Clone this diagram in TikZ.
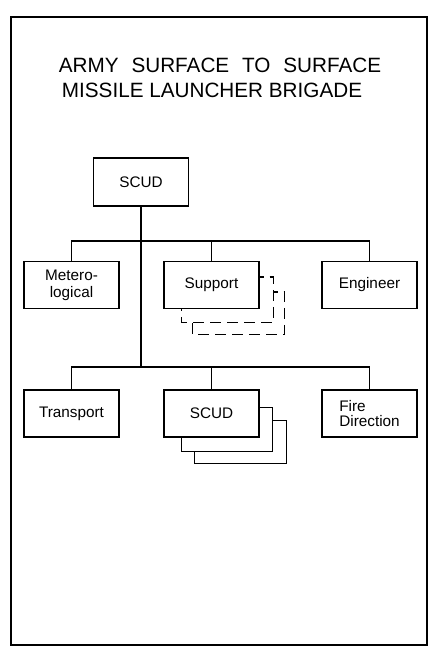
\documentclass[tikz,border=0pt]{standalone}
\usepackage{fontspec}
\setmainfont{Liberation Sans}
\usetikzlibrary{calc}
\tikzset{
  unit/.style={draw, line width=1.3pt, minimum width=95pt, minimum height=47pt,
    inner sep=0pt, align=center, font=\fontsize{15.3}{17}\selectfont},
  link/.style={line width=1.3pt},
  ghost/.style={line width=1.3pt, dash pattern=on 11pt off 6pt, dash phase=7pt},
  heading/.style={font=\fontsize{20.7}{24}\selectfont}
}
\begin{document}
\begin{tikzpicture}[x=1pt,y=-1pt]
    \useasboundingbox (0,0) rectangle (434,648);
    \draw[line width=2.2pt] (11,17) rectangle (427,645);
    \node[heading] (t1) at (220,65) {ARMY\hspace{.62em}SURFACE\hspace{.62em}TO\hspace{.62em}SURFACE};
    \node[heading] (t2) at (212,90) {MISSILE LAUNCHER BRIGADE};
    \node[unit, minimum height=48pt] (top) at (141,182) {SCUD};
    % first row
    \node[unit] (met) at (71.5,285) {Metero-\\logical};
    \node[unit] (sup) at (211.5,285) {Support};
    \node[unit] (eng) at (369.5,285) {Engineer};
    % second row
    \node[unit] (tra) at (71.5,413.5) {Transport};
    \node[unit] (bat) at (211.5,413.5) {SCUD};
    \node[unit, align=left, font=\fontsize{15.3}{15}\selectfont] (fire) at (369.5,413.5) {Fire\\Direction};
    \coordinate (bus1) at (141,241);
    \coordinate (bus2) at (141,367);
    \draw[link] (top.south) -- (bus2);
    \draw[link] (met.north) |- (bus1) -| (eng.north);
    \draw[link] (sup.north) -- (sup.north |- bus1);
    \draw[link] (tra.north) |- (bus2) -| (fire.north);
    \draw[link] (bat.north) -- (bat.north |- bus2);
    % stacked copies
    \draw[ghost] ($(sup.north east)+(0,16)$) -| ($(sup.south east)+(14,13)$) -| ($(sup.south west)+(18,0)$);
    \draw[ghost] ($(sup.north east)+(14,31)$) -| ($(sup.south east)+(25,25)$) -| ($(sup.south west)+(29,13)$);
    \draw[link] ($(bat.north east)+(0,18)$) -| ($(bat.south east)+(13,14)$) -| ($(bat.south west)+(18,0)$);
    \draw[link] ($(bat.north east)+(13,31)$) -| ($(bat.south east)+(27,26)$) -| ($(bat.south west)+(31,14)$);
\end{tikzpicture}
\end{document}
====
Set problem:
Every line of the data should be copied as it stands, without the images.

Answer for this exercise:
Clone this diagram in TikZ.
\documentclass[tikz,border=0pt]{standalone}
\usepackage{fontspec}
\setmainfont{Liberation Sans}
\usetikzlibrary{calc}
\tikzset{
  unit/.style={draw, line width=1.3pt, minimum width=95pt, minimum height=47pt,
    inner sep=0pt, align=center, font=\fontsize{15.3}{17}\selectfont},
  link/.style={line width=1.3pt},
  ghost/.style={line width=1.3pt, dash pattern=on 11pt off 6pt, dash phase=7pt},
  heading/.style={font=\fontsize{20.7}{24}\selectfont}
}
\begin{document}
\begin{tikzpicture}[x=1pt,y=-1pt]
    \useasboundingbox (0,0) rectangle (434,648);
    \draw[line width=2.2pt] (11,17) rectangle (427,645);
    \node[heading] (t1) at (220,65) {ARMY\hspace{.62em}SURFACE\hspace{.62em}TO\hspace{.62em}SURFACE};
    \node[heading] (t2) at (212,90) {MISSILE LAUNCHER BRIGADE};
    \node[unit, minimum height=48pt] (top) at (141,182) {SCUD};
    % first row
    \node[unit] (met) at (71.5,285) {Metero-\\logical};
    \node[unit] (sup) at (211.5,285) {Support};
    \node[unit] (eng) at (369.5,285) {Engineer};
    % second row
    \node[unit] (tra) at (71.5,413.5) {Transport};
    \node[unit] (bat) at (211.5,413.5) {SCUD};
    \node[unit, align=left, font=\fontsize{15.3}{15}\selectfont] (fire) at (369.5,413.5) {Fire\\Direction};
    \coordinate (bus1) at (141,241);
    \coordinate (bus2) at (141,367);
    \draw[link] (top.south) -- (bus2);
    \draw[link] (met.north) |- (bus1) -| (eng.north);
    \draw[link] (sup.north) -- (sup.north |- bus1);
    \draw[link] (tra.north) |- (bus2) -| (fire.north);
    \draw[link] (bat.north) -- (bat.north |- bus2);
    % stacked copies
    \draw[ghost] ($(sup.north east)+(0,16)$) -| ($(sup.south east)+(14,13)$) -| ($(sup.south west)+(18,0)$);
    \draw[ghost] ($(sup.north east)+(14,31)$) -| ($(sup.south east)+(25,25)$) -| ($(sup.south west)+(29,13)$);
    \draw[link] ($(bat.north east)+(0,18)$) -| ($(bat.south east)+(13,14)$) -| ($(bat.south west)+(18,0)$);
    \draw[link] ($(bat.north east)+(13,31)$) -| ($(bat.south east)+(27,26)$) -| ($(bat.south west)+(31,14)$);
\end{tikzpicture}
\end{document}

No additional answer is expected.